CPA Magazine cloud survey results

For accountants working in the cloud, the future looks sunny.

If CPA Magazine’s first-ever cloud survey is any indication, CPAs are generally a cloud-friendly group. About 40% of you are already using the technology and the rest plan to do so within the next year or two.

The idea behind the survey, which we ran in December 2015 along with a primer on the subject, was to take the pulse of cloud computing in the accounting profession. We wanted to know how familiar you are with the technology, what types of applications you use for business, and how satisfied you are.

We received almost 100 responses from CPAs working in a wide variety of industries. It’s interesting to note that about 30% of you were in professional services, and about 90% came from small and mid sized organizations.


The survey included ERP/accounting, Time & Billing, CRM, Business intelligence, HR, Payroll, Document Management and Office. Payroll topped the popularity list with about 50% of respondents using the cloud for that function. Not too far behind were ERP/Accounting systems and Office. Trailing the list was business intelligence – possibly because of lingering concerns about data security.


For business, most of you currently use private clouds – in which a platform is dedicated to just one organization, rather than many. With ERP, for example, 56% of cloud deployments are on private clouds, 32% on public clouds, and the remaining 12% on hybrid systems. However, those percentages should even out in the next couple of years with 42% on public clouds and 46% on private clouds.

For time and billing, the shift is expected to be even more pronounced. Currently, 57% of deployments are on private clouds, while 40% are on public clouds. But in a few years, 55% will be public versus 27% private. That is probably because there will be more public cloud solutions to choose from. At the moment, many vendors are not able to offer public cloud deployments because it requires a big change to their systems. But as the public cloud gains wider acceptance, vendors will find it worth their while to make the change. Public clouds are significantly less costly for vendors because of the economies of scale they can realize by using the infrastructure for multiple customers.


Most of you are quite satisfied with cloud computing. On a scale from one to five, where five stood for very satisfied and one for very unsatisfied, the average rating was close to four or more:

Return on investment: This had the lowest rating, which is interesting. There could be many explanations for this, including unexpected setup costs. But the score is still high.

Cloud security: Although one respondent said the cloud was not an option because of security/confidentiality of client data, most of you had no problems in this area.

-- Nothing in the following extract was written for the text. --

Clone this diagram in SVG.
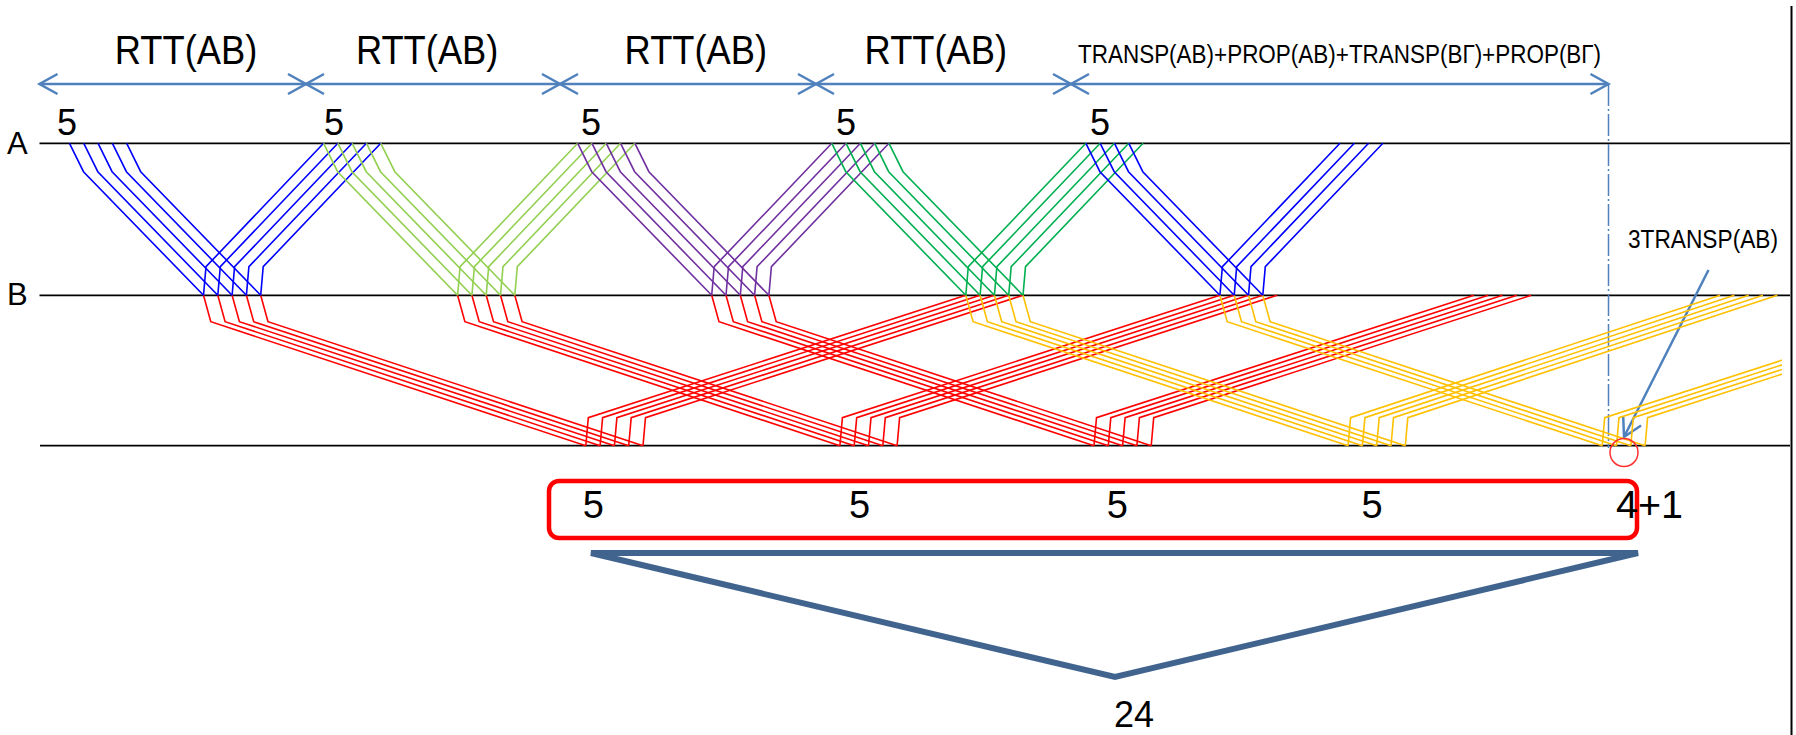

In fact, if you work for a small or mid-sized company, you might look to the cloud for protection because you don’t have the in-house expertise to deploy secure computer systems. It’s a different matter for large organizations, which have confidential information (such as credit cards) that hackers can potentially turn into big money. No wonder Ebay, Home Depot and Target have all suffered massive security breaches in the past couple of years. Hackers can use also confidential information for blackmail, as they did in the Ashley Madison breach. However, we don’t hear about security breaches with small companies. This could be because there is less profit in hacking a small company’s data. Or it could be that we don’t hear about such breaches because they aren’t newsworthy, or because the company would prefer not to let anyone know. We are considering a follow-up story about security risks in the clouds for small and mid-sized companies.


One respondent commented that “We were able to have features [with the cloud] that we could not afford under a standard licence arrangement. It's easier to plan for the annual licence fee than a large upfront cost.” It’s true that the cloud has many advantages. You don’t need to:

  • invest in computer/network infrastructure to support the system;
  • invest in people to support the infrastructure;
  • upgrade the software, since you are always using a current version;
  • install the software on your PC, because you just need a browser and a high-speed connection;
  • ramp up for a busy time that is just temporary. Instead, you can get instant access to computing power as needed;
  • have secure financing to acquire the software.

Just as customers are beginning to realize the advantages of the cloud, vendors are reaping the benefits. An article in Business Insider, recently reported that between Q4 2014 and Q4 2015, Amazon Web Services’ revenue grew by 69% and its profits nearly tripled, from $240 million to $687 million. That same article noted that Microsoft is growing its cloud revenue even faster than Amazon.

So it definitely looks as if the clouds are rolling in. And as our survey shows, CPAs will be going right along with them.